De fortes tensions d’approvisionnement (voire des ruptures de stock) en amoxicilline, seule ou en association à l’acide clavulanique, sont prévues jusqu’en mars 2023 dans toute l’Europe. Pour faire face à cette situation très préoccupante, les pédiatres et les infectiologues ont élaboré des recommandations pour adapter la prescription en ville dans les différentes pathologies pédiatriques (durée de traitement, alternatives thérapeutiques, utilisation des formes adultes…).

Après les préconisations générales émises par l’ANSM et la DGS, les sociétés savantes de pédiatrie – Groupe de pathologie infectieuse pédiatrique (GPIP) de la Société française de pédiatrie (SFP), Association française de pédiatrie ambulatoire (Afpa) et Société de pathologie infectieuse de langue française (Spilf) – viennent d’éditer des recommandations d’adaptations du traitement pour les différentes pathologies les plus concernées en temps normal par l’antibiothérapie amoxicilline-acide clavulanique en pédiatrie : otite moyenne aiguë purulente, angine bactérienne, sinusite aiguë, pneumonie, pyélonéphrite (v. tableau ci-contre).

Les choix d’antibiotiques proposés dans le tableau tiennent compte de l’état des prévisions d’approvisionnement de l’ANSM pour les semaines à venir : lorsque les formes pédiatriques des antibiotiques ne sont pas disponibles, dans la majorité des situations où elles s’avèrent nécessaires, prescrire les formes adultes en adaptant approximativement les doses au poids et à l’âge de l’enfant et en économisant au maximum les ressources à disposition. Cette pratique est relativement aisée pour certains antibiotiques (comprimé dispersible ou forme sachet) mais plus difficile pour d’autres, nécessitant des préparations pharmaceutiques. Des ordonnances de dilution type d’amoxicilline et d’amoxicilline-acide clavulanique sont proposées (v. liens hypertexte dans le tableau), elles ont été réalisées par l’équipe de pédiatrie et de pharmacie de l’hôpital Trousseau (AP-HP) et validées par le GPIP, la Société française de pharmacie clinique pédiatrique et par l’Académie nationale de pharmacie. Pour des traitements antibiotiques d’une durée supérieure à 5 jours, le plus souvent effectués en relais d’une antibiothérapie IV débutée à l’hôpital (infections cervicales profondes, ethmoïdite, infections ostéo-articulaires, pleuro-pneumopathies…), il est possible d’effectuer des préparations magistrales.

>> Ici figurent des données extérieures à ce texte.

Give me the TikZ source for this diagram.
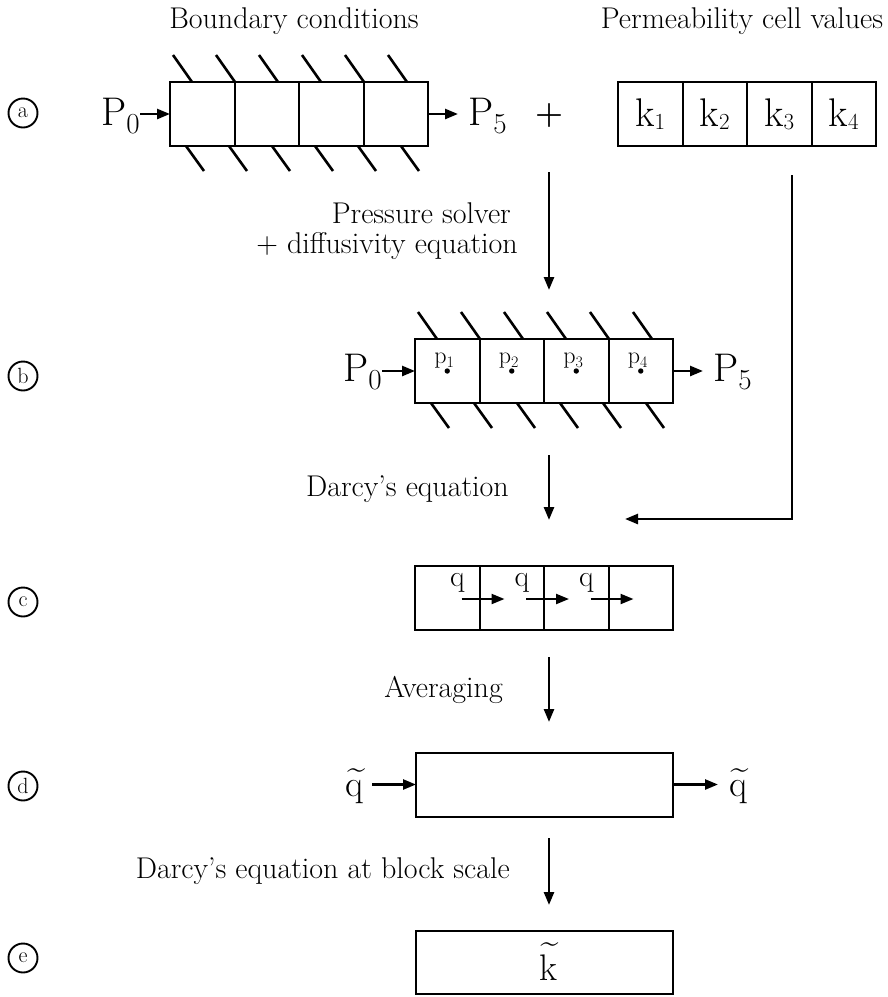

Ces alternatives thérapeutiques sont assorties d’autres conseils pour diminuer de façon générale les volumes d’antibiotiques prescrits. En effet, la pénurie risque de s’étendre, remarquent pédiatres et infectiologues : amoxicilline et acide clavulanique représentaient avant la pénurie 60 à 75 % des prescriptions ; c’est pourquoi les fortes tensions d’approvisionnement les concernant retentissent sur la disponibilité de l’ensemble des formes (incluant pénicilline V, et macrolides : azithromycine, clarithromycine), avec des répercussions sur des pathologies ne nécessitant pas de traitement par amoxicilline : infections urinaires, relais oraux d’infections graves traitées initialement par des formes parentérales...

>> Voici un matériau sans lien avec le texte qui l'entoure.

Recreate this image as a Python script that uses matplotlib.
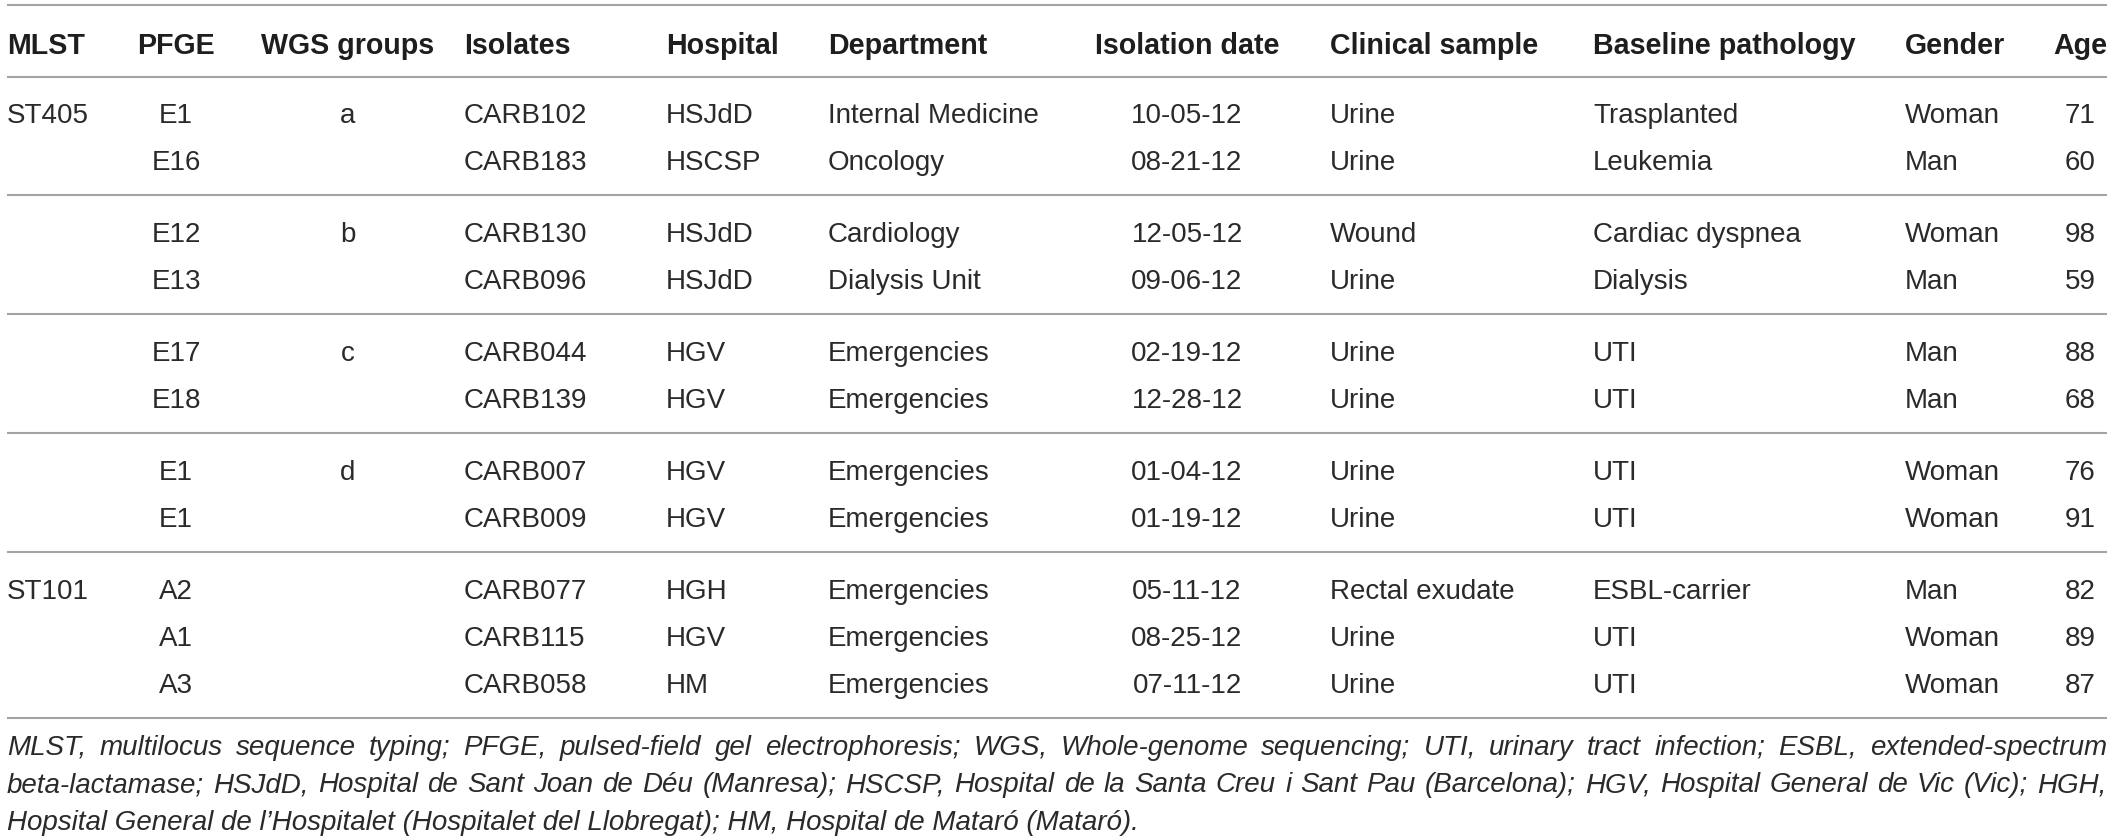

Leur premier message est donc de limiter strictement les prescriptions aux indications des recommandations officielles chez l’enfant, comme chez l’adulte. Ils rappellent à cet effet que les situations cliniques ne justifiant pas d’antibiotique représentent la majorité des prescriptions en France (bronchites, rhinopharyngites, laryngites, bronchiolites, angines sans TDR positif, otites congestives, otites séreuses, suspicions d’otite non confirmées par l’otoscopie, syndrome grippaux ou Covid, fièvre sans point d’appel hors pathologie chronique, impétigos non étendu, furoncles, quasi-totalité des infections digestives...) – des prescriptions inutiles d’autant plus délétères en situations de pénurie.

Le raccourcissement des durées de traitement pour toutes les pathologies fréquentes est le second message, qui doit devenir la règle en période de difficultés d’approvisionnement.

Enfin, du fait des stocks limités de la quasi-totalité des formes pédiatriques des autres antibiotiques, le report sur ces molécules peut représenter un risque majeur pour des patients souffrant de pathologie chronique grave.